Mentre negli Stati Uniti si discute su cosa fare per arginare lo strapotere delle grandi aziende tecnologiche (come il discusso piano Warren), in Europa si è già passati all’azione. E le scelte prese, le regole decise, l’approccio utilizzato stanno già facendo scuola, anche negli Usa. E l'Economist senza mezzi termini ha consigliato ai giganti tecnologici americani di guardare con maggiore attenzione alle decisioni prese in Europa.
Il motivo è che, nonostante la maggior parte delle aziende tecnologiche sia ad oggi negli Usa (il rapporto con l’Europa è di 20 a uno), è a Berlino e Bruxelles che si sta decidendo il loro futuro. E, un po' paradossalmente, la ragione principale è proprio nel grande ‘svantaggio’ che finora ha caratterizzato il Vecchio continente: quello di essere appunto ‘Vecchio’, il luogo del passato, ma è proprio dal suo passato che stanno arrivando i consigli su come agire nel presente. Anche con Google, Facebook e Amazon.
L'Ue lontana dalle lobby tecnologiche
Le questioni in ballo, ripercorse da l'Economist, sono quelle che stanno caratterizzando il dibattito pubblico da qualche anno: quali aziende posseggono i nostri dati, cosa può farne, i limiti della privacy dei cittadini e la necessità percepita da questa parte del mondo di dover regolare il mercato per evitare che la formazione dei monopoli digitali non impedisca la nascita di nuove aziende che possano ribaltare questi monopoli.

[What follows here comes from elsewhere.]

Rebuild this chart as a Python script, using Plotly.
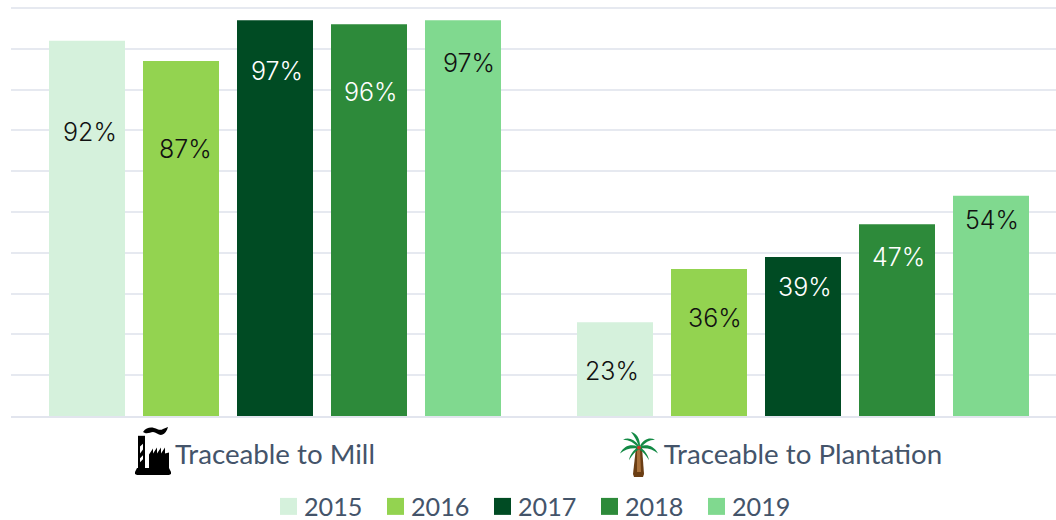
import plotly.graph_objects as go
from urllib.parse import quote

categories = ["Traceable to Mill", "Traceable to Plantation"]
years = ["2015", "2016", "2017", "2018", "2019"]
v2015 = [92, 23]
v2016 = [87, 36]
v2017 = [97, 39]
v2018 = [96, 47]
v2019 = [97, 54]
series = [v2015, v2016, v2017, v2018, v2019]

colors = ["#D5F1DC", "#93D350", "#004B23", "#2D8A3A", "#80D98F"]
label_colors = [["#111111", "#111111"], ["#111111", "#111111"], ["#FFFFFF", "#FFFFFF"],
                ["#FFFFFF", "#FFFFFF"], ["#111111", "#111111"]]
# hand-placed value labels: centre height (axis units) and x nudge (px) for each year/group
label_y = [[69.5, 11], [65.5, 24], [84.5, 31.5], [79.5, 39], [86.5, 48]]
label_dx = [[3, -3], [4, 6], [2, 2], [2, 1], [6, 1]]

W, H = 1056, 520
L, R, T, B = 11, 0, 5.5, 104
GROUP = 528
SLOT = 94
pw, ph = W - L - R, H - T - B
Y_TOP = 100 * ph / (ph - 2)   # 2px of headroom keeps the 100 gridline visible

def px(x):
    return (x - L) / pw

def py(y):
    return (H - B - y) / ph

fig = go.Figure()
for year, vals, col in zip(years, series, colors):
    fig.add_bar(name=year, x=[0, 1], y=vals, marker=dict(color=col, line_width=0),
                showlegend=False, hoverinfo="x+y")

annotations = []
for i, vals in enumerate(series):
    for g, v in enumerate(vals):
        annotations.append(dict(
            x=g + (i - 2) * SLOT / GROUP, y=label_y[i][g], xref="x", yref="y",
            text=f"{v}%", showarrow=False, xshift=label_dx[i][g], xanchor="center", yanchor="middle",
            font=dict(family="Inter", size=25, weight=300, color=label_colors[i][g])))

shapes = []
LEG_X0, LEG_PITCH, LEG_Y0, LEG_SIZE, LEG_GAP = 280, 107, 498, 17, 5
for i, (year, col) in enumerate(zip(years, colors)):
    x0 = LEG_X0 + i * LEG_PITCH
    shapes.append(dict(type="rect", xref="paper", yref="paper", x0=px(x0), x1=px(x0 + LEG_SIZE),
                       y0=py(LEG_Y0 + LEG_SIZE), y1=py(LEG_Y0), fillcolor=col, line_width=0, layer="above"))
    annotations.append(dict(x=px(x0 + LEG_SIZE + LEG_GAP), y=py(506.5), xref="paper", yref="paper",
                            text=year, showarrow=False, xanchor="left", yanchor="middle",
                            font=dict(family="Lato", size=25.2, color="#44546A")))

factory_svg = """<svg xmlns='http://www.w3.org/2000/svg' viewBox='0 0 36 50'>
<path fill='#000' d='M8 5c3-4 7-5 11-4s6 3 9 1l5-2c-1 4-3 7-6 8s-6-3-9-3-6 3-10 0z'/>
<path fill='#000' d='M3 9h7v33H3z'/><path fill='#fff' d='M5 20l3-3v6l-3 4zM5 32l3-3v4l-3 3z'/>
<path fill='#000' d='M14 28l4-6v5l4-6v6l4-6v6l4-6v6l4-1v20H14z'/>
<path fill='#000' d='M2 42h32l2 4v2l-2 1H2l-2-1v-2z'/></svg>"""
palm_svg = """<svg xmlns='http://www.w3.org/2000/svg' viewBox='0 0 38 48'>
<path fill='#6B3E14' d='M16 17h6l2 27-1 3h-9l-1-3z'/><path fill='#A8703A' d='M17 18h3l1 24h-4z'/>
<g fill='#138A45'><path d='M19 16C17 10 14 5 11 1c5 1 9 6 9 14z'/>
<path d='M19 15C14 8 8 6 3 9c6 0 11 3 15 8z'/><path d='M18 16C11 13 4 15 0 23c5-4 11-6 18-5z'/>
<path d='M18 17c-4 2-8 7-9 13 3-5 6-9 10-11z'/><path d='M20 15c4-7 10-9 15-6-6 0-10 3-14 8z'/>
<path d='M20 16c6-3 14-1 18 7-5-4-11-6-18-5z'/><path d='M20 17c4 2 8 7 9 13-3-5-6-9-10-11z'/></g>
<circle cx='19' cy='17' r='2' fill='#C8352A'/></svg>"""

def uri(svg):
    return "data:image/svg+xml," + quote(svg)

images = [
    dict(source=uri(factory_svg), xref="paper", yref="paper", x=px(135), y=py(427), sizex=36 / pw, sizey=49 / ph,
         xanchor="left", yanchor="top", sizing="stretch", layer="above"),
    dict(source=uri(palm_svg), xref="paper", yref="paper", x=px(620), y=py(431), sizex=38 / pw, sizey=47 / ph,
         xanchor="left", yanchor="top", sizing="stretch", layer="above"),
]

fig.update_layout(
    width=W, height=H, margin=dict(l=L, r=R, t=T, b=B, autoexpand=False),
    paper_bgcolor="white", plot_bgcolor="white", barmode="group",
    bargap=58 / GROUP, bargroupgap=18 / SLOT, showlegend=False,
    annotations=annotations, shapes=shapes, images=images,
    xaxis=dict(tickmode="array", tickvals=[0, 1], ticktext=categories, range=[-0.5, 1.5 - 11 / GROUP],
               showgrid=False, zeroline=False, showline=True, linecolor="#E2E5EE", linewidth=2,
               ticks="outside", ticklen=13, tickcolor="rgba(0,0,0,0)",
               tickfont=dict(family="Lato", size=27.7, color="#44546A")),
    yaxis=dict(range=[0, Y_TOP], tickmode="array", tickvals=list(range(0, 101, 10)),
               showticklabels=False, showgrid=True, gridcolor="#E6E9F0", gridwidth=2,
               zeroline=False, showline=False, ticks=""),
)
fig.write_html("out.html", config={"displayModeBar": False},
               post_script="document.body.style.margin='0';document.documentElement.style.overflow='hidden';")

“Il fatto che l’Europa abbia vissuto la dittatura la rende vigile alle questioni della privacy. I suoi legislatori sono meno esposti alle lobby tecnologiche di quanto lo siano quelli degli Stati Uniti, e i loro tribunali hanno una visione più aggiornata dell'economia. La mancanza di imprese tecnologiche in Europa aiuta a prendere una posizione più obiettiva”, scrive l’Economist. Sarebbe quindi proprio il nostro ’essere rimasti indietro' mentre dall’altra parte dell’oceano si formavano questi monopoli a fare in modo che dall’Europa sia diventata oggi il faro di quanti sentono con urgenza la necessità di regolamentare i giganti tecnologici.
Privacy
Un approccio che parte da constatazioni piuttosto semplici, ammette l’Economist, eppure non percepite finora negli Usa. La prima è che i miei dati in Internet sono i miei. Ognuno dovrebbe essere in grado di sapere chi vi accede o decidere se può farlo. È il principio su cui si basa la Gdpr. Da qui il passo successivo, che nell’ottica del regolatore europeo è consentire l'interoperabilità tra i servizi, in modo che gli utenti possano passare da un fornitore all'altro, scegliendo magari società che offrono migliori condizioni finanziarie o che trattano i clienti in modo più etico - l’esempio dell'Economist è piuttosto calzante: immaginate un Facebook fatto meglio, immaginate che vi piaccia e ci vogliate passare, beh dovreste poterlo fare importando i vostri post e contatti, perché quei contatti e quei post sono i vostri non di Facebook.
Mercato
Il secondo principio riguarda il mercato e i monopoli, e si basa sul fatto che le aziende non possono escludere la concorrenza, o acquisirla quando diventa troppo pericolosa: pensate a Google shop e alla multa decisa dall’Unione europea, l'ultima di una serie di multe rispettivamente di 2,3, 4,3 e 1,5 miliardi di euro.
Un approccio che ha dei rischi: la Gdpr secondo l’Economist è una legge che finora si è mossa in modo goffo e sulla protezione della privacy non sembra essere stata finora efficiente. Ma ha cominciato a fare scuola: la California si è dotata di una legge simile e l’Europa in questi mesi sta continuando a cercare strade e risposte adatte a regolamentare il settore. Che è qualcosa che tutti vogliono. E se dovesse riuscirci, il suo diventerebbe il primo caso. E il primo modello da seguire.